Show Us Your Biceps, Mister

Time for another of those exercises when I quote a few passages from interesting (if eccentric) thinkers. Today’s examinee is David Bloor, one of the founding whatsits of the ‘Strong Programme’ at Edinburgh University. A few sentences from the opening page of his influential book Knowledge and Social Imagery:

Can the sociology of knowledge investigate and explain the very content and nature of scientific knowledge? Many sociologists believe that it cannot….They voluntarily limit the scope of their own enquiries. I shall argue that this is a betrayal of their disciplinary standpoint…There are no limitations which lie in the absolute or transcendent character of scientific knowledge itself, or in the special nature of rationality, validity, truth or objectivity.

That’s from the first paragraph. One, it’s interesting that he resorts to rhetoric right at the beginning, with the word ‘betrayal’ for example. And the subtle implications or innuendo behind that sentence about voluntarily limiting the scope of their own enquiries. Is ‘voluntarily’ really the right word? Or is it there to suggest things like timidity, conformity, obedience, lack of imagination and daring and scope, and the like. Is the limitation really voluntary, or is it more or less forced by the nature of reality? Is it perhaps the case that sociologists of knowledge who limit the scope of their enquiries do so because they think they don’t know enough about a given scientific field to explain its ‘very content and nature’? That seems quite likely, and not unreasonable. And note how Bloor leaves that explanation out of his list in the last sentence. He seems to mention it, but in fact doesn’t. His list makes a show of exhausting the possibilities, but in fact it doesn’t. The ‘absolute or transcendent character of scientific knowledge itself, or in the special nature of rationality, validity, truth or objectivity’ are not the only inhibiting factors that might make nonintoxicated (to borrow a trope of Susan Haack’s) sociologists ‘limit’ the scope of their enquiries; others would be the nature and complexity of the subject; ignorance, humility, knowledge of one’s own limitations; and especially evidence. The uninebriated sociologists might simply realize that they don’t know enough about the subject at hand to evaluate the evidence, and therefore don’t know how to differentiate between knowledge that is based on evidence and knowledge that is not, or is not completely. It’s not a question of any ‘special’ nature of truth or rationality, it’s simply a question of limited competence.

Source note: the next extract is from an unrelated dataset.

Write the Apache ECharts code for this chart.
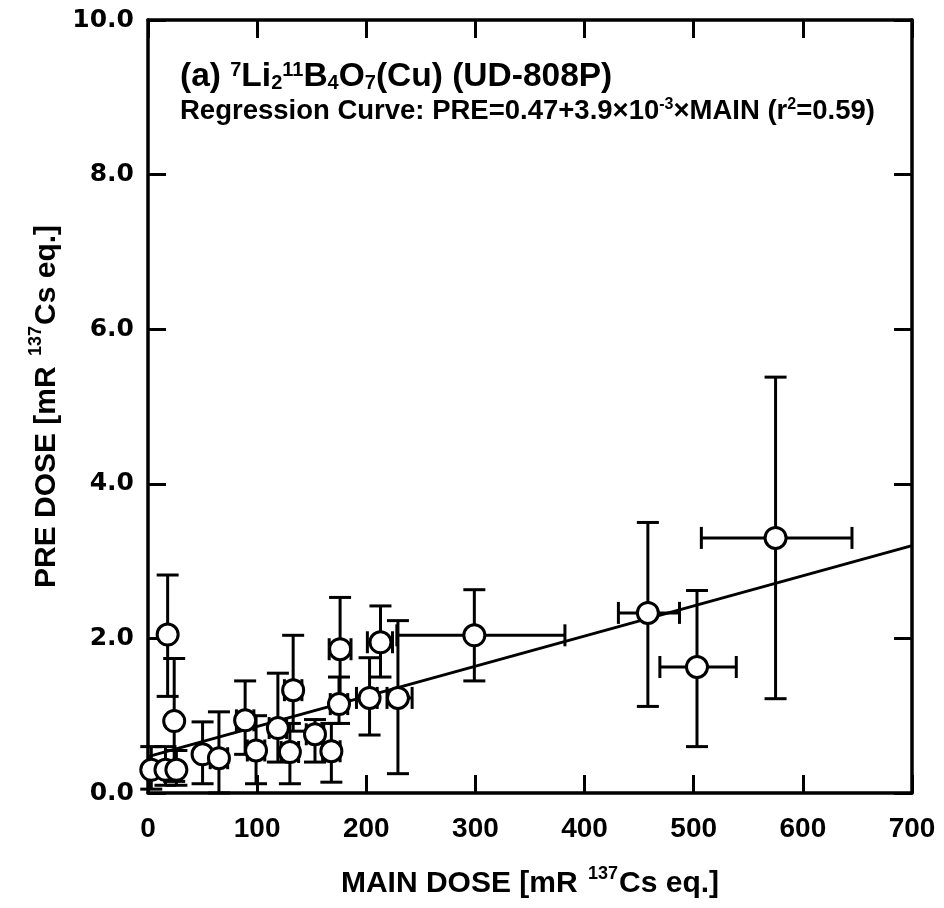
<!DOCTYPE html>
<html>
<head>
<meta charset="utf-8">
<script src="https://cdn.jsdelivr.net/npm/echarts@6/dist/echarts.min.js"></script>
<style>
html,body{margin:0;padding:0;background:#fff;}
#chart{width:944px;height:908px;}
</style>
</head>
<body>
<div id="chart"></div>
<script>
// ---- data ----
const mainDose = [3, 16, 26, 18, 24, 50, 65, 89, 99, 119, 130, 133, 153, 168, 175, 176, 203, 213, 229, 299, 458, 503, 575];
const preDose  = [0.3, 0.3, 0.3, 2.05, 0.93, 0.5, 0.45, 0.94, 0.55, 0.84, 0.53, 1.33, 0.76, 0.54, 1.15, 1.86, 1.23, 1.95, 1.23, 2.04, 2.33, 1.63, 3.3];
const mainLo   = [3, 16, 26, 18, 24, 50, 57, 81, 91, 111, 122, 125, 145, 160, 167, 166, 191, 201, 219, 228, 431, 469, 507];
const mainHi   = [3, 16, 26, 18, 24, 50, 73, 97, 107, 127, 138, 141, 161, 176, 183, 186, 210, 224, 242, 382, 487, 539, 645];
const preLo    = [0.05, 0.1, 0.1, 1.25, 0.15, 0.12, 0.0, 0.5, 0.12, 0.4, 0.12, 0.8, 0.4, 0.14, 0.9, 1.2, 0.75, 1.5, 0.25, 1.45, 1.12, 0.6, 1.22];
const preHi    = [0.6, 0.6, 0.55, 2.82, 1.74, 0.92, 1.05, 1.45, 1.0, 1.55, 0.9, 2.04, 0.95, 0.9, 1.5, 2.53, 1.75, 2.42, 2.23, 2.63, 3.5, 2.62, 5.38];
const xTicks = [0, 100, 200, 300, 400, 500, 600, 700];
const yTicks = [0, 2, 4, 6, 8, 10];
// regression curve given in the figure: PRE = 0.47 + 3.9e-3 * MAIN
const regIntercept = 0.47;
const regSlope = 3.9e-3;
const regRange = [0, 700];

const regData = regRange.map(v => [v, regIntercept + regSlope * v]);
const pts = mainDose.map((x, i) => [x, preDose[i], mainLo[i], mainHi[i], preLo[i], preHi[i]]);

const FONT = '"Liberation Sans", Arial, Helvetica, sans-serif';
const YFONT = '"DejaVu Sans", Verdana, sans-serif';

function renderErr(params, api) {
  const x = api.value(0), y = api.value(1);
  const xl = api.value(2), xh = api.value(3), yl = api.value(4), yh = api.value(5);
  const st = { stroke: '#000', lineWidth: 3 };
  const ch = [];
  const cap = 11;
  if (yh > y || yl < y) {
    const a = api.coord([x, yl]), b = api.coord([x, yh]);
    ch.push({ type: 'line', shape: { x1: a[0], y1: a[1], x2: b[0], y2: b[1] }, style: st });
    if (yl < y) ch.push({ type: 'line', shape: { x1: a[0] - cap, y1: a[1], x2: a[0] + cap, y2: a[1] }, style: st });
    if (yh > y) ch.push({ type: 'line', shape: { x1: b[0] - cap, y1: b[1], x2: b[0] + cap, y2: b[1] }, style: st });
  }
  if (xh > x || xl < x) {
    const a = api.coord([xl, y]), b = api.coord([xh, y]);
    ch.push({ type: 'line', shape: { x1: a[0], y1: a[1], x2: b[0], y2: b[1] }, style: st });
    if (xl < x) ch.push({ type: 'line', shape: { x1: a[0], y1: a[1] - cap, x2: a[0], y2: a[1] + cap }, style: st });
    if (xh > x) ch.push({ type: 'line', shape: { x1: b[0], y1: b[1] - cap, x2: b[0], y2: b[1] + cap }, style: st });
  }
  return { type: 'group', children: ch };
}

const axisLineStyle = { onZero: false, lineStyle: { color: '#000', width: 3.5 } };
const tickStyle = { inside: true, length: 18, lineStyle: { color: '#000', width: 3 } };

const chart = echarts.init(document.getElementById('chart'), null, { renderer: 'canvas' });
chart.setOption({
  animation: false,
  backgroundColor: '#fff',
  grid: { left: 148, right: 32, top: 20, bottom: 115, containLabel: false },
  xAxis: [{
    type: 'value', min: xTicks[0], max: xTicks[xTicks.length - 1], interval: 100,
    position: 'bottom',
    axisLine: axisLineStyle, axisTick: tickStyle, splitLine: { show: false },
    axisLabel: { color: '#000', fontFamily: FONT, fontWeight: 'bold', fontSize: 28, margin: 22 },
    name: '{m|MAIN DOSE [mR }{s|137}{m|Cs eq.]}',
    nameLocation: 'middle', nameGap: 72,
    nameTextStyle: {
      rich: {
        m: { fontFamily: FONT, fontWeight: 'bold', fontSize: 30, color: '#000', lineHeight: 34, verticalAlign: 'bottom' },
        s: { fontFamily: FONT, fontWeight: 'bold', fontSize: 18, color: '#000', lineHeight: 34, verticalAlign: 'top', padding: [0, 1, 12, 2] }
      }
    }
  }, {
    type: 'value', min: xTicks[0], max: xTicks[xTicks.length - 1], interval: 100,
    position: 'top',
    axisLine: axisLineStyle, axisTick: tickStyle, splitLine: { show: false },
    axisLabel: { show: false }
  }],
  yAxis: [{
    type: 'value', min: yTicks[0], max: yTicks[yTicks.length - 1], interval: 2,
    position: 'left',
    axisLine: axisLineStyle, axisTick: tickStyle, splitLine: { show: false },
    axisLabel: { color: '#000', fontFamily: YFONT, fontWeight: 'bold', fontSize: 25, margin: 14,
      formatter: v => v.toFixed(1) },
    name: '{m|PRE DOSE [mR }{s|137}{m|Cs eq.]}',
    nameLocation: 'middle', nameGap: 86, nameRotate: 90,
    nameTextStyle: {
      rich: {
        m: { fontFamily: FONT, fontWeight: 'bold', fontSize: 30, color: '#000', lineHeight: 34, verticalAlign: 'bottom' },
        s: { fontFamily: FONT, fontWeight: 'bold', fontSize: 18, color: '#000', lineHeight: 34, verticalAlign: 'top', padding: [0, 1, 12, 2] }
      }
    }
  }, {
    type: 'value', min: yTicks[0], max: yTicks[yTicks.length - 1], interval: 2,
    position: 'right',
    axisLine: axisLineStyle, axisTick: tickStyle, splitLine: { show: false },
    axisLabel: { show: false }
  }],
  graphic: [{
    type: 'text', left: 180, top: 55, z: 10,
    style: {
      text: '{m|(a) }{s|7}{m|Li}{b|2}{s|11}{m|B}{b|4}{m|O}{b|7}{m|(Cu) (UD-808P)}',
      rich: {
        m: { fontFamily: FONT, fontWeight: 'bold', fontSize: 33.5, fill: '#000', lineHeight: 44, verticalAlign: 'middle' },
        s: { fontFamily: FONT, fontWeight: 'bold', fontSize: 20, fill: '#000', lineHeight: 44, verticalAlign: 'top', padding: [5, 0, 0, 0] },
        b: { fontFamily: FONT, fontWeight: 'bold', fontSize: 20, fill: '#000', lineHeight: 44, verticalAlign: 'bottom', padding: [0, 0, 6, 0] }
      }
    }
  }, {
    type: 'text', left: 180, top: 94, z: 10,
    style: {
      text: '{m|Regression Curve: PRE=0.47+3.9×10}{s|-3}{m|×MAIN (r}{s|2}{m|=0.59)}',
      rich: {
        m: { fontFamily: FONT, fontWeight: 'bold', fontSize: 27.5, fill: '#000', lineHeight: 34, verticalAlign: 'middle' },
        s: { fontFamily: FONT, fontWeight: 'bold', fontSize: 16, fill: '#000', lineHeight: 34, verticalAlign: 'top', padding: [3, 0, 0, 0] }
      }
    }
  }],
  series: [{
    type: 'line', data: regData, showSymbol: false, symbol: 'none',
    lineStyle: { color: '#000', width: 3 }, z: 2, silent: true
  }, {
    type: 'custom', data: pts, renderItem: renderErr,
    encode: { x: 0, y: 1 }, z: 3, silent: true
  }, {
    type: 'scatter', data: pts.map(p => [p[0], p[1]]), symbol: 'circle', symbolSize: 21,
    itemStyle: { color: '#fff', borderColor: '#000', borderWidth: 3, opacity: 1 }, z: 4, silent: true
  }]
});
</script>
</body>
</html>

What is the cause for this hesitation and pessimism?…The cause of the hesitation to bring science within the scope of a thorough-going sociological scrutiny is lack of nerve and will. It is believed to be a foredoomed enterprise.

Lack of nerve and will. Hmm. That’s very reminiscent of that remark of Jamie Whyte’s I quoted the other day – ‘Now mere wilfulness has triumphed. This is what I describe as the egocentric approach to truth.’ One just has to have the will and nerve to decide that one can discover anything, even about subjects that tend to require many years of training to understand. (Mind you, it doesn’t work the other way. Strong programme sociologists don’t often write books wondering why physicists and geologists don’t investigate the knowledge of sociologists.) All very Nietzschean, or at least Riefenstahlian. All it takes is will!

Which of course is why they call it the Strong Programme. I guess.